The other emotional string pulled in the mining tax debate is that of jobs. Whilst the mining sector contributes about 10% to GDP, it is not a big employer (currently 2.4% of the workforce) and this is set to fall as they move into the less labour-intensive production phase. Since the announcement of the repeal of the mining tax we have continued to see many job losses in the mining industry.
From a peak of 85,819 positions last year, the construction element of the resources boom is expected to dive to just 7700 in 2018, with 78,000 jobs lost, according to the 2013 resources skills study released in December by the Australian Workforce and Productivity Agency. Job losses are expected to be gradual in 2014 – down to 83,324 – and then rapidly accelerate to 2018.
The dive in construction jobs will be only partially offset by a rise of nearly 40,000 resources operations jobs, led by the oil and gas sector where employment should rise from 38,943 this year to 61,212 in 2018. Mining operations jobs should increase by 17,560 from 236,690 this year to 254,260.
In fact, repealing the mining tax will cost jobs as mining profits are stripped from our economy and sent to overseas investors. Instead of those billions circulating through our economy, they will be lining the pockets of foreigners.

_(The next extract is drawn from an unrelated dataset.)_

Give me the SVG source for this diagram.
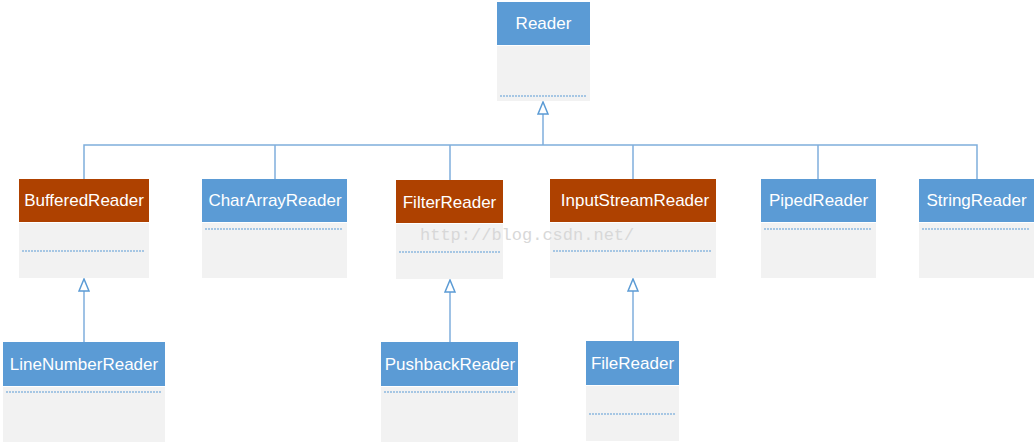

The arguments about investment and jobs being dependent on the mining tax have been refuted from every corner, including the industry itself, and by every study that has been done. It is quite simply a lie, and the government knows it, or at least they should if they have read any of the countless reports done on the matter. But there will be a cost and it will be us that pays. Tony’s pander to Gina will see:
1. The abolition of the low-income superannuation contribution
2. Unwinding the instant asset write-off for small business
3. Delaying the superannuation guarantee increase so it remains fixed at 9.25 per cent until 2016–17
4. Discontinuing the company loss carry-back, a benefit for small businesses
5. Dismantling the accelerated depreciation for motor vehicles
6. Ending geothermal exploration treatment
7. Scrapping the Income Support Bonus, which includes payments to the children of veterans and is a lump-sum supplementary payment made twice a year to people on certain income support payment
8. Abolishing the Schoolkids Bonus, a lump-sum payment to parents of school-aged children twice a year, even though this payment was not attached to the mining tax and was introduced to replace an existing education tax refund.
Mining shareholders will be smiling, a smile paid for by our children, our workers and our small business owners. Thanks, Tony.